CAIB member Sally Ride, a former astronaut says that the impact assessment began with a detailed analysis of a launch video to determine the size of the foam debris. Another group of engineers then used this information to work out where the piece might have hit the shuttle’s left wing. “There was a large uncertainty in where it hit,” says Ride.

This imprecise information was then passed on to NASA’s impact damage assessment group, who entered it into their computer model. This is essentially a spreadsheet-based look-up table that shows how much damage is produced by an impact with a piece of debris of a certain size. Although the shuttle’s delicate heat-shielding tiles were never designed to withstand impacts, NASA has built up a huge amount of data on it since almost every flight has suffered from some kind of impact damage – mainly from tank foam. It also fired pieces of debris into tiles to determine the damage this causes. The results were used to build the spreadsheet.

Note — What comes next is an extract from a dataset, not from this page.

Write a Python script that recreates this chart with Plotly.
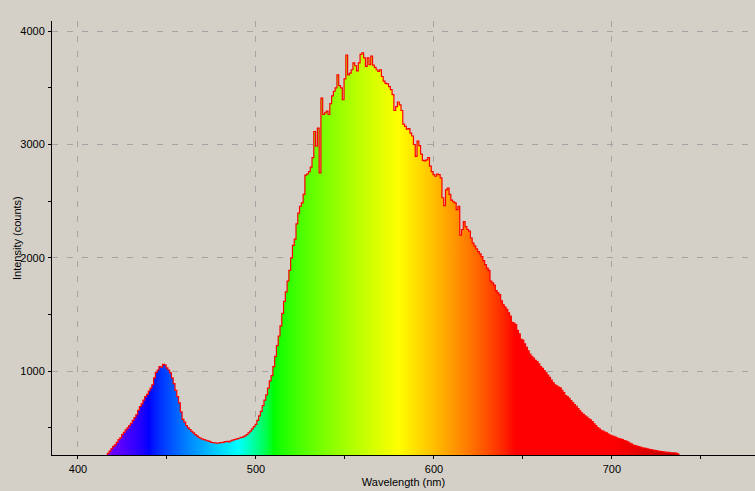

There was just one problem. “The largest object they had fired at a tile was about 1 by 1 by 3 inches long,” says Gehmann. Nowhere near as large as the object that struck Columbia. “So when you go to look up where you are on the model, you’re not even on the same page,” he says.

Ride, who interviewed the impact engineers, says they knew the limitations of their model and during a meeting to discuss the impact a few days after launch, asked NASA to obtain images of the shuttle in orbit so that a better assessment could be made. “They had good engineering reasons for wanting the imagery,” she says. But the photographs were never taken – for reasons that are not yet clear. Ride wants to know why.

Meanwhile, the ground search for shuttle debris is drawing to a close. Recovery teams have found over 50,000 pieces of debris, roughly 32 per cent of the shuttle’s dry weight, which will be used in the reconstruction.

The CAIB is working on two interim recommendations as a result of its investigations so far. It is expected to recommend that NASA takes detailed photographs of all future shuttle flights in orbit – using US government satellites – and that it begins non-destructive testing of existing shuttle components to search for problems such as stress fractures caused by ageing.

The board is expected to begin writing its final report in June.